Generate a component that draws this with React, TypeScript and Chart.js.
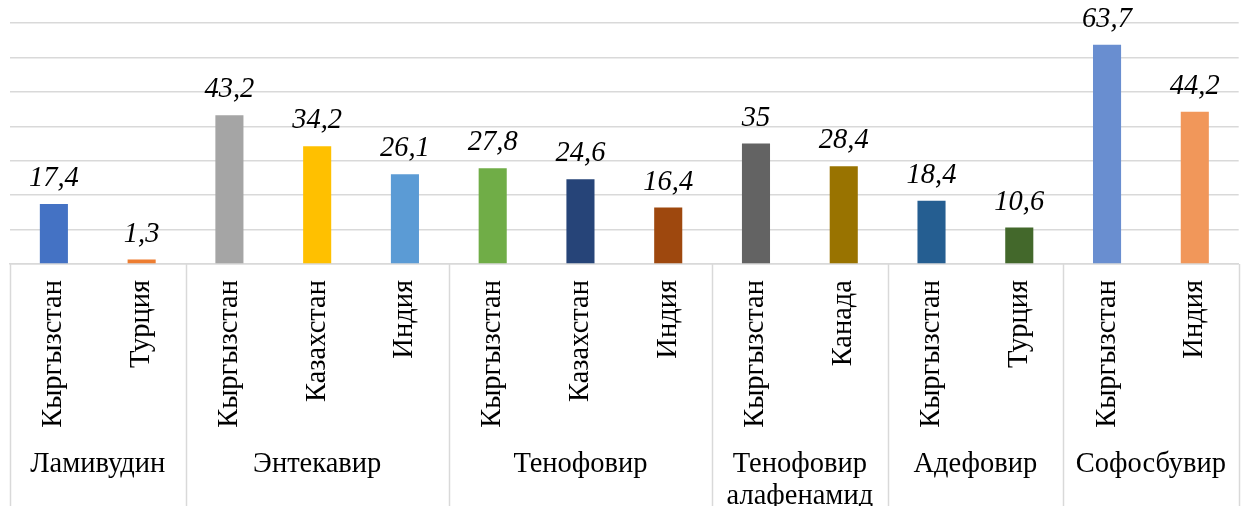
import React, { useEffect, useRef } from "react";
import { Chart, registerables } from "chart.js";

Chart.register(...registerables);

const countries = [
  "Кыргызстан", "Турция",
  "Кыргызстан", "Казахстан", "Индия",
  "Кыргызстан", "Казахстан", "Индия",
  "Кыргызстан", "Канада",
  "Кыргызстан", "Турция",
  "Кыргызстан", "Индия",
];
const values = [17.4, 1.3, 43.2, 34.2, 26.1, 27.8, 24.6, 16.4, 35, 28.4, 18.4, 10.6, 63.7, 44.2];
const valueLabels = ["17,4", "1,3", "43,2", "34,2", "26,1", "27,8", "24,6", "16,4", "35", "28,4", "18,4", "10,6", "63,7", "44,2"];
const groups = [
  { name: ["Ламивудин"], count: 2 },
  { name: ["Энтекавир"], count: 3 },
  { name: ["Тенофовир"], count: 3 },
  { name: ["Тенофовир", "алафенамид"], count: 2 },
  { name: ["Адефовир"], count: 2 },
  { name: ["Софосбувир"], count: 2 },
];
const barColors = [
  "#4472C4", "#ED7D31", "#A5A5A5", "#FFC000", "#5B9BD5", "#70AD47", "#264478",
  "#9E480E", "#636363", "#997300", "#255E91", "#43682B", "#698ED0", "#F1975A",
];

const FONT = "'Liberation Serif', 'Times New Roman', serif";
const GRID = "#d9d9d9";

const overlayPlugin = {
  id: "overlay",
  afterDatasetsDraw(chart: any) {
    const ctx = chart.ctx;
    const meta = chart.getDatasetMeta(0);
    ctx.save();
    ctx.font = `italic 28.5px ${FONT}`;
    ctx.fillStyle = "#000";
    ctx.textAlign = "center";
    ctx.textBaseline = "alphabetic";
    meta.data.forEach((bar: any, i: number) => {
      ctx.fillText(valueLabels[i], bar.x, bar.y - 18);
    });
    ctx.restore();
  },
  afterDraw(chart: any) {
    const ctx = chart.ctx;
    const xs = chart.scales.x;
    const area = chart.chartArea;
    const H = chart.height;
    ctx.save();
    ctx.strokeStyle = GRID;
    ctx.lineWidth = 1.5;
    let idx = 0;
    const bounds: number[] = [area.left];
    groups.forEach((g) => {
      idx += g.count;
      if (idx < countries.length) {
        bounds.push((xs.getPixelForValue(idx - 1) + xs.getPixelForValue(idx)) / 2);
      } else {
        bounds.push(area.right);
      }
    });
    bounds.forEach((b) => {
      ctx.beginPath();
      ctx.moveTo(Math.round(b) + 0.5, area.bottom);
      ctx.lineTo(Math.round(b) + 0.5, H);
      ctx.stroke();
    });
    ctx.font = `28.5px ${FONT}`;
    ctx.fillStyle = "#000";
    ctx.textAlign = "center";
    ctx.textBaseline = "middle";
    groups.forEach((g, gi) => {
      const cx = (bounds[gi] + bounds[gi + 1]) / 2;
      g.name.forEach((line, li) => {
        ctx.fillText(line, cx, 465 + li * 32);
      });
    });
    ctx.restore();
  },
};

export default function App() {
  const ref = useRef<HTMLCanvasElement | null>(null);
  useEffect(() => {
    if (!ref.current) return;
    const chart = new Chart(ref.current, {
      type: "bar",
      data: {
        labels: countries,
        datasets: [
          {
            data: values,
            backgroundColor: barColors,
            barPercentage: 0.32,
            categoryPercentage: 1,
          },
        ],
      },
      options: {
        animation: false,
        responsive: true,
        maintainAspectRatio: false,
        layout: { padding: { left: 10, right: 0, top: 23, bottom: 0 } },
        plugins: {
          legend: { display: false },
          tooltip: { enabled: false },
        },
        scales: {
          x: {
            grid: { display: false, drawTicks: false },
            border: { display: true, color: GRID, width: 1.5 },
            ticks: {
              maxRotation: 90,
              minRotation: 90,
              autoSkip: false,
              padding: 16,
              color: "#000",
              font: { family: FONT, size: 28.5 },
            },
            afterFit(scale: any) {
              scale.height = 242;
            },
          },
          y: {
            min: 0,
            max: 70,
            ticks: { display: false, stepSize: 10 },
            grid: { color: GRID, lineWidth: 1.5, drawTicks: false },
            border: { display: false },
            afterFit(scale: any) {
              scale.width = 0;
            },
          },
        },
      },
      plugins: [overlayPlugin],
    });
    return () => chart.destroy();
  }, []);
  return (
    <div style={{ position: "absolute", left: 0, top: 0, width: 1245, height: 506, background: "#fff" }}>
      <canvas ref={ref} />
    </div>
  );
}
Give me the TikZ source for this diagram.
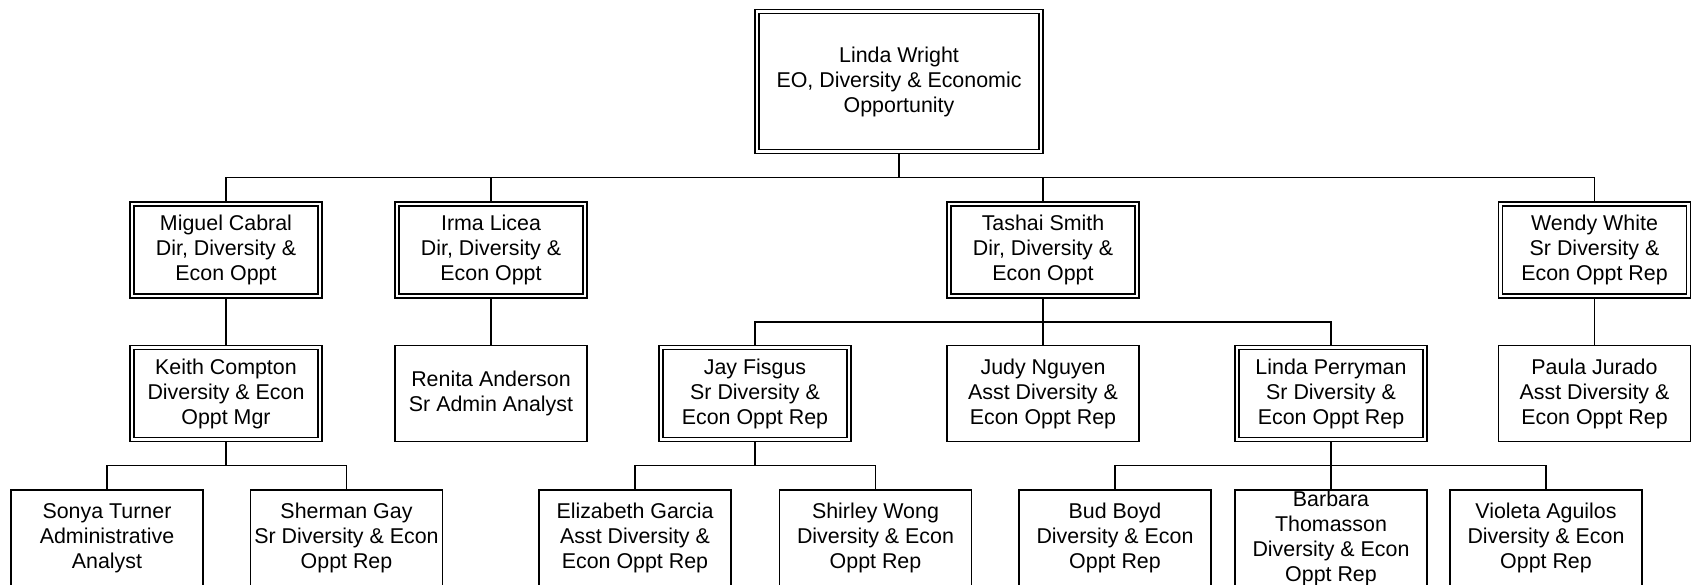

——————

## Given task
Pictures are excluded; repeat every record exactly.

## Answer in full
Generate a component that draws this with React, TypeScript and Chart.js.
import React, { useEffect, useRef } from "react";
import { Chart, registerables } from "chart.js";

Chart.register(...registerables);

const countries = [
  "Кыргызстан", "Турция",
  "Кыргызстан", "Казахстан", "Индия",
  "Кыргызстан", "Казахстан", "Индия",
  "Кыргызстан", "Канада",
  "Кыргызстан", "Турция",
  "Кыргызстан", "Индия",
];
const values = [17.4, 1.3, 43.2, 34.2, 26.1, 27.8, 24.6, 16.4, 35, 28.4, 18.4, 10.6, 63.7, 44.2];
const valueLabels = ["17,4", "1,3", "43,2", "34,2", "26,1", "27,8", "24,6", "16,4", "35", "28,4", "18,4", "10,6", "63,7", "44,2"];
const groups = [
  { name: ["Ламивудин"], count: 2 },
  { name: ["Энтекавир"], count: 3 },
  { name: ["Тенофовир"], count: 3 },
  { name: ["Тенофовир", "алафенамид"], count: 2 },
  { name: ["Адефовир"], count: 2 },
  { name: ["Софосбувир"], count: 2 },
];
const barColors = [
  "#4472C4", "#ED7D31", "#A5A5A5", "#FFC000", "#5B9BD5", "#70AD47", "#264478",
  "#9E480E", "#636363", "#997300", "#255E91", "#43682B", "#698ED0", "#F1975A",
];

const FONT = "'Liberation Serif', 'Times New Roman', serif";
const GRID = "#d9d9d9";

const overlayPlugin = {
  id: "overlay",
  afterDatasetsDraw(chart: any) {
    const ctx = chart.ctx;
    const meta = chart.getDatasetMeta(0);
    ctx.save();
    ctx.font = `italic 28.5px ${FONT}`;
    ctx.fillStyle = "#000";
    ctx.textAlign = "center";
    ctx.textBaseline = "alphabetic";
    meta.data.forEach((bar: any, i: number) => {
      ctx.fillText(valueLabels[i], bar.x, bar.y - 18);
    });
    ctx.restore();
  },
  afterDraw(chart: any) {
    const ctx = chart.ctx;
    const xs = chart.scales.x;
    const area = chart.chartArea;
    const H = chart.height;
    ctx.save();
    ctx.strokeStyle = GRID;
    ctx.lineWidth = 1.5;
    let idx = 0;
    const bounds: number[] = [area.left];
    groups.forEach((g) => {
      idx += g.count;
      if (idx < countries.length) {
        bounds.push((xs.getPixelForValue(idx - 1) + xs.getPixelForValue(idx)) / 2);
      } else {
        bounds.push(area.right);
      }
    });
    bounds.forEach((b) => {
      ctx.beginPath();
      ctx.moveTo(Math.round(b) + 0.5, area.bottom);
      ctx.lineTo(Math.round(b) + 0.5, H);
      ctx.stroke();
    });
    ctx.font = `28.5px ${FONT}`;
    ctx.fillStyle = "#000";
    ctx.textAlign = "center";
    ctx.textBaseline = "middle";
    groups.forEach((g, gi) => {
      const cx = (bounds[gi] + bounds[gi + 1]) / 2;
      g.name.forEach((line, li) => {
        ctx.fillText(line, cx, 465 + li * 32);
      });
    });
    ctx.restore();
  },
};

export default function App() {
  const ref = useRef<HTMLCanvasElement | null>(null);
  useEffect(() => {
    if (!ref.current) return;
    const chart = new Chart(ref.current, {
      type: "bar",
      data: {
        labels: countries,
        datasets: [
          {
            data: values,
            backgroundColor: barColors,
            barPercentage: 0.32,
            categoryPercentage: 1,
          },
        ],
      },
      options: {
        animation: false,
        responsive: true,
        maintainAspectRatio: false,
        layout: { padding: { left: 10, right: 0, top: 23, bottom: 0 } },
        plugins: {
          legend: { display: false },
          tooltip: { enabled: false },
        },
        scales: {
          x: {
            grid: { display: false, drawTicks: false },
            border: { display: true, color: GRID, width: 1.5 },
            ticks: {
              maxRotation: 90,
              minRotation: 90,
              autoSkip: false,
              padding: 16,
              color: "#000",
              font: { family: FONT, size: 28.5 },
            },
            afterFit(scale: any) {
              scale.height = 242;
            },
          },
          y: {
            min: 0,
            max: 70,
            ticks: { display: false, stepSize: 10 },
            grid: { color: GRID, lineWidth: 1.5, drawTicks: false },
            border: { display: false },
            afterFit(scale: any) {
              scale.width = 0;
            },
          },
        },
      },
      plugins: [overlayPlugin],
    });
    return () => chart.destroy();
  }, []);
  return (
    <div style={{ position: "absolute", left: 0, top: 0, width: 1245, height: 506, background: "#fff" }}>
      <canvas ref={ref} />
    </div>
  );
}
Give me the TikZ source for this diagram.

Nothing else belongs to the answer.